On promet une « vache compatible climat ». Ce que l’on ne dit pas clairement, c’est que :
- les effets à long terme sur la santé animale sont encore largement débattus ;
- l’éleveur devient dépendant de protocoles industriels imposés ;
- l’élevage bascule définitivement dans la chimisation du vivant.
Après l’abattage sanitaire, voici l’animal sous additif obligatoire, modifié pour satisfaire les normes climatiques. La nature est désormais sommée d’obéir aux tableurs.
Derrière la vache, l’homme
Ce combat dépasse largement la question animale. Il touche à l’existence même du monde rural, à la souveraineté alimentaire, à l’équilibre des territoires, à la transmission des savoirs, à la dignité du travail paysan.
Un éleveur ne « produit » pas seulement de la viande ou du lait. Il entretient les paysages, fait vivre des régions entières, assure une autonomie stratégique à la nation. En détruisant l’élevage, on détruit non seulement une économie, mais une civilisation.
Et pendant que l’Europe liquide ses fermes, elle importe toujours plus de viande produite dans des conditions sociales, sanitaires et écologiques bien pires. L’écologie devient ainsi un instrument de désarmement agricole, au profit des grandes puissances exportatrices.
Le sanitaire comme fusil d’exécution politique
L’abattage total pour cause de DNC n’est pas uniquement une mesure vétérinaire. C’est désormais un outil de pilotage politique du vivant. Comme pour les hommes durant le Covid, l’animal est devenu un objet sanitaire soumis à des protocoles technocratiques déconnectés du terrain.
Ce système n’admet ni nuance, ni débat, ni choix local. Il applique mécaniquement des normes globales à des réalités humaines complexes. L’éleveur est désubjectivisé.

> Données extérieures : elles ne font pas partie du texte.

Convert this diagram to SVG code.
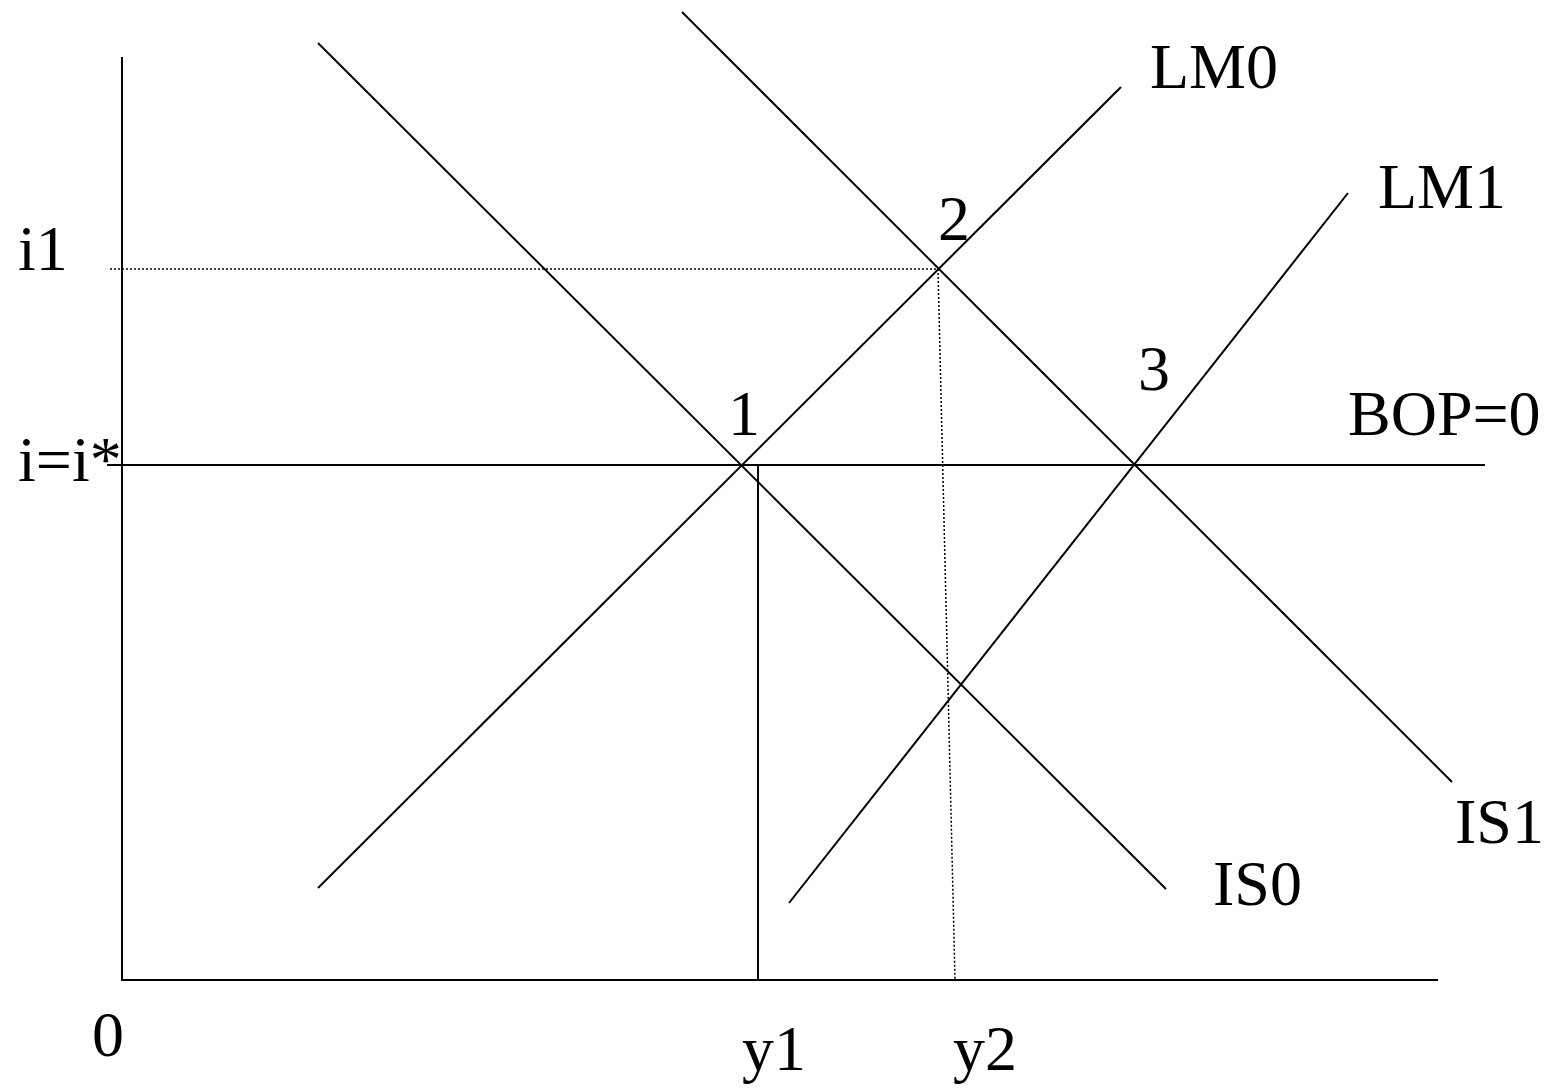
<svg xmlns="http://www.w3.org/2000/svg" width="1553" height="1088" viewBox="0 0 1553 1088">
<style>
.ln{stroke:#000;stroke-width:2;fill:none}
.dot{stroke:#000;stroke-width:1.5;fill:none;stroke-dasharray:2 2}
text{font-family:"Liberation Serif","Times New Roman",serif;font-size:64px;fill:#000}
</style>
<rect width="1553" height="1088" fill="#fff"/>
<g id="axes">
<line class="ln" x1="122" y1="57" x2="122" y2="981"/>
<line class="ln" x1="121" y1="980" x2="1438" y2="980"/>
</g>
<g id="connectors">
<line id="bop" class="ln" x1="107" y1="465" x2="1485" y2="465"/>
<line id="is0" class="ln" x1="318" y1="43" x2="1166" y2="889"/>
<line id="is1" class="ln" x1="682" y1="12" x2="1452" y2="782"/>
<line id="lm0" class="ln" x1="318" y1="888" x2="1121" y2="87"/>
<line id="lm1" class="ln" x1="789" y1="903" x2="1348" y2="193"/>
<line id="y1line" class="ln" x1="758" y1="466" x2="758" y2="980"/>
<line id="i1line" class="dot" x1="110" y1="269" x2="938" y2="269"/>
<line id="y2line" class="dot" x1="938" y1="269" x2="955" y2="980"/>
</g>
<g id="labels">
<text x="1150" y="88">LM0</text>
<text x="1378" y="208">LM1</text>
<text x="1348" y="435">BOP=0</text>
<text x="1455" y="843">IS1</text>
<text x="1213" y="905">IS0</text>
<text x="938" y="240">2</text>
<text x="1138" y="390">3</text>
<text x="728" y="435">1</text>
<text x="18" y="270">i1</text>
<text x="18" y="481">i=i*</text>
<text x="92" y="1056">0</text>
<text x="742" y="1070">y1</text>
<text x="953" y="1070">y2</text>
</g>
</svg>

La terre est administrée. Le troupeau devient un chiffre.
Refuser la fatalité
Refuser l’abattage total systématique n’est pas un déni de la santé animale. C’est refuser que le sanitaire serve de prétexte à une politique de décroissance imposée d’en haut, contre les peuples, contre les territoires, contre la souveraineté alimentaire.